Metcalf and his fellow coaches tend to see the stretching of comfort zones as a draw, not a hurdle.

“I think it’s great,” he says, “because people like that. That’s why we like scary movies. We like to be a little disrupted in our normal day to day, and something like this has a little element of danger, has the possibility that you may embarrass yourself. Or you may look glooooorious.”

Against a soundtrack of thudding axes and heavy metal music, Sheesh and Slice throwers close out game five of their match against Jam ’n’ Beans, which includes musician Jim Halbasch, a guitar player who savors “the primal feel of sticking it” when a throw goes just right. He and his partner appreciate the together-time and the chance to do something completely different than what they’re used to doing.

On the last throw of each game, players have the option of targeting a blue dot on the outer edge of the target, worth 10 points. In high-level games like the final match of the Leawood league’s winter tournament, where both teams made bull’s-eye after bull’s-eye, the final frame can become a marathon test of wills where players go back and forth, turn after turn, pummeling that blue dot until someone blinks.

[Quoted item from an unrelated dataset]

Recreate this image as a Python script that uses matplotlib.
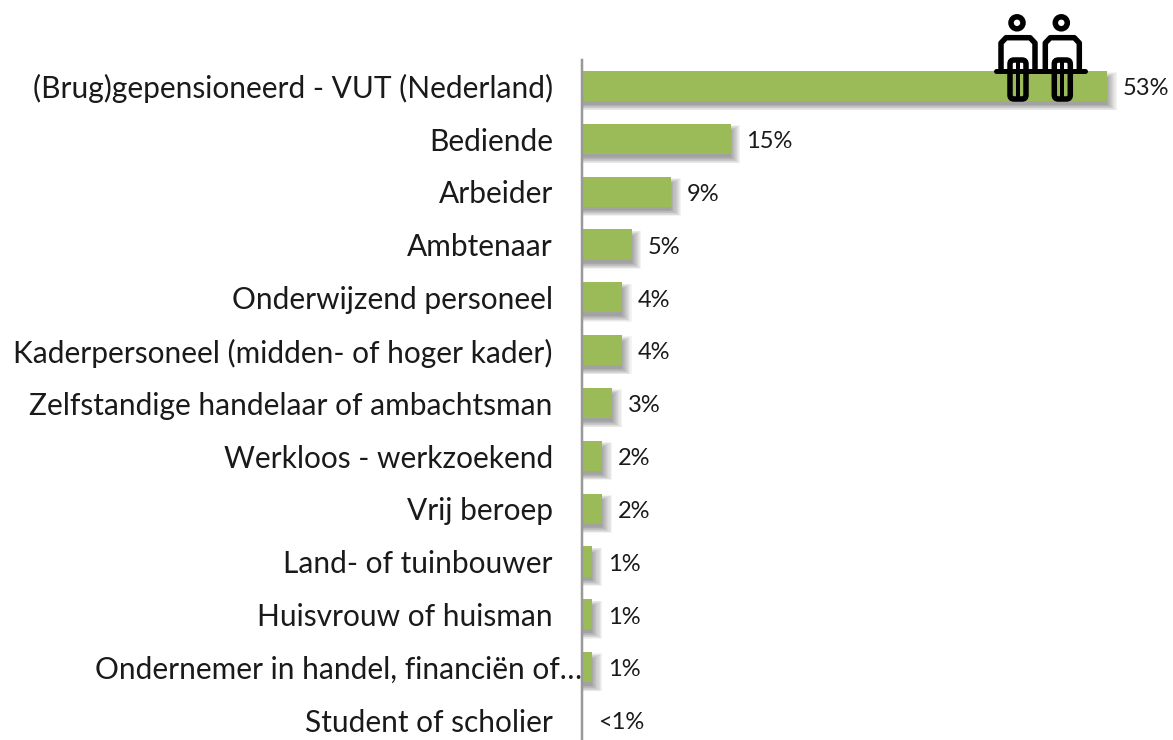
import matplotlib

matplotlib.use("Agg")

import matplotlib.pyplot as plt
from matplotlib.patches import Circle, FancyBboxPatch

CATEGORIES = [
    "(Brug)gepensioneerd - VUT (Nederland)",
    "Bediende",
    "Arbeider",
    "Ambtenaar",
    "Onderwijzend personeel",
    "Kaderpersoneel (midden- of hoger kader)",
    "Zelfstandige handelaar of ambachtsman",
    "Werkloos - werkzoekend",
    "Vrij beroep",
    "Land- of tuinbouwer",
    "Huisvrouw of huisman",
    "Ondernemer in handel, financiën of…",
    "Student of scholier",
]
VALUES = [53, 15, 9, 5, 4, 4, 3, 2, 2, 1, 1, 1, 0]
VALUE_LABELS = ["53%", "15%", "9%", "5%", "4%", "4%", "3%", "2%", "2%", "1%", "1%", "1%", "<1%"]

WIDTH, HEIGHT = 1173, 740
GREEN = "#9bbb59"
TEXT = "#1a1a1a"
PX = 0.72  # one pixel in points at dpi 100
ICON_LW = 5.5 * PX

plt.rcParams["font.family"] = ["Lato", "DejaVu Sans"]


def draw_person(ax, dx):
    ink = dict(edgecolor="black", facecolor="none", linewidth=ICON_LW)
    ax.add_patch(Circle((1017 + dx, 22.8), 6, **ink))
    ax.plot(
        [1001 + dx, 1001 + dx, 1006 + dx, 1030 + dx, 1035 + dx, 1035 + dx],
        [71, 43, 37.7, 37.7, 43, 71],
        color="black",
        linewidth=ICON_LW,
        solid_joinstyle="round",
    )
    ax.add_patch(
        FancyBboxPatch(
            (1010 + dx, 60), 16, 39, boxstyle="round,pad=0,rounding_size=4", **ink
        )
    )
    ax.plot([1018 + dx, 1018 + dx], [60, 99], color="black", linewidth=4 * PX)


def main():
    fig = plt.figure(figsize=(WIDTH / 100, HEIGHT / 100), dpi=100)
    ax = fig.add_axes([582 / WIDTH, 0, 1 - 582 / WIDTH, 680 / HEIGHT])
    ax.patch.set_alpha(0)

    positions = list(range(len(CATEGORIES)))

    # soft shadow, a stack of faint offset bars
    for step in range(10):
        grow = 1 - step / 9
        ax.barh(
            [p + 0.1 for p in positions],
            [v + grow * 1.0 if v > 0 else 0 for v in VALUES],
            height=0.5 + grow * 0.22,
            color="#303030",
            alpha=0.055,
            linewidth=0,
            zorder=1,
        )
    ax.barh(positions, VALUES, height=0.57, color=GREEN, linewidth=0, zorder=2)

    ax.set_xlim(0, (WIDTH - 582) / 9.9)
    # first bar centre at 86 px, rows 52.8 px apart, axes top at 60 px
    ax.set_ylim(12 + (740 - 720) / 52.8, -(86 - 60) / 52.8)

    for pos, name, value, text in zip(positions, CATEGORIES, VALUES, VALUE_LABELS):
        offset = -21 if not name.endswith("…") else 0
        ax.annotate(
            name,
            xy=(0, pos),
            xytext=(offset, -2),
            textcoords="offset points",
            ha="right",
            va="center",
            fontsize=21.5,
            color=TEXT,
            annotation_clip=False,
        )
        ax.annotate(
            text,
            xy=(value, pos),
            xytext=(11.5, -2),
            textcoords="offset points",
            ha="left",
            va="center",
            fontsize=17,
            color=TEXT,
        )

    for side in ["top", "right", "bottom"]:
        ax.spines[side].set_visible(False)
    ax.spines["left"].set_color("#999999")
    ax.spines["left"].set_linewidth(2.5 * PX)
    ax.spines["left"].set_zorder(3)
    ax.set_xticks([])
    ax.set_yticks([])

    # icon sits on top of the first bar, drawn in pixel coordinates
    overlay = fig.add_axes([0, 0, 1, 1])
    overlay.set_xlim(0, WIDTH)
    overlay.set_ylim(HEIGHT, 0)
    overlay.axis("off")
    overlay.patch.set_alpha(0)
    draw_person(overlay, 0)
    draw_person(overlay, 44.3)
    overlay.plot([996, 1085], [71, 71], color="black", linewidth=5 * PX, solid_capstyle="round")

    fig.savefig("out.png", dpi=100)
    plt.close(fig)


if __name__ == "__main__":
    main()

Leading by four, Pope and Wilson discuss whether he should risk the low-percentage, high-reward shot or play it safe.

“Big players make big plays!” Pope finally says, and goes for blue. He misses, settling for two points. But it turns out to be enough: Sheesh and Slice get their win, and the players all shake hands. “There’s competition, but it’s pretty chill,” Wilson says, “which is perhaps a good thing, since there are axes involved.”

Back when Matt Baysinger was a guidance counselor, one of his jobs was to help students write their college essays. “Often, the first draft was just garbage,” he recalls. “Just terrible. They would try to play it really safe. ‘Well, I don’t know who’s gonna read it, so I need to make sure I say something that everyone will like.’ I was like, that’s not how you tell a great story.”

How you tell a great story, Baysinger would have us believe, is live a little. Risk looking silly. Sing off key. Take the big shot. Have some fun.

The clock is ticking, babies. Axes up.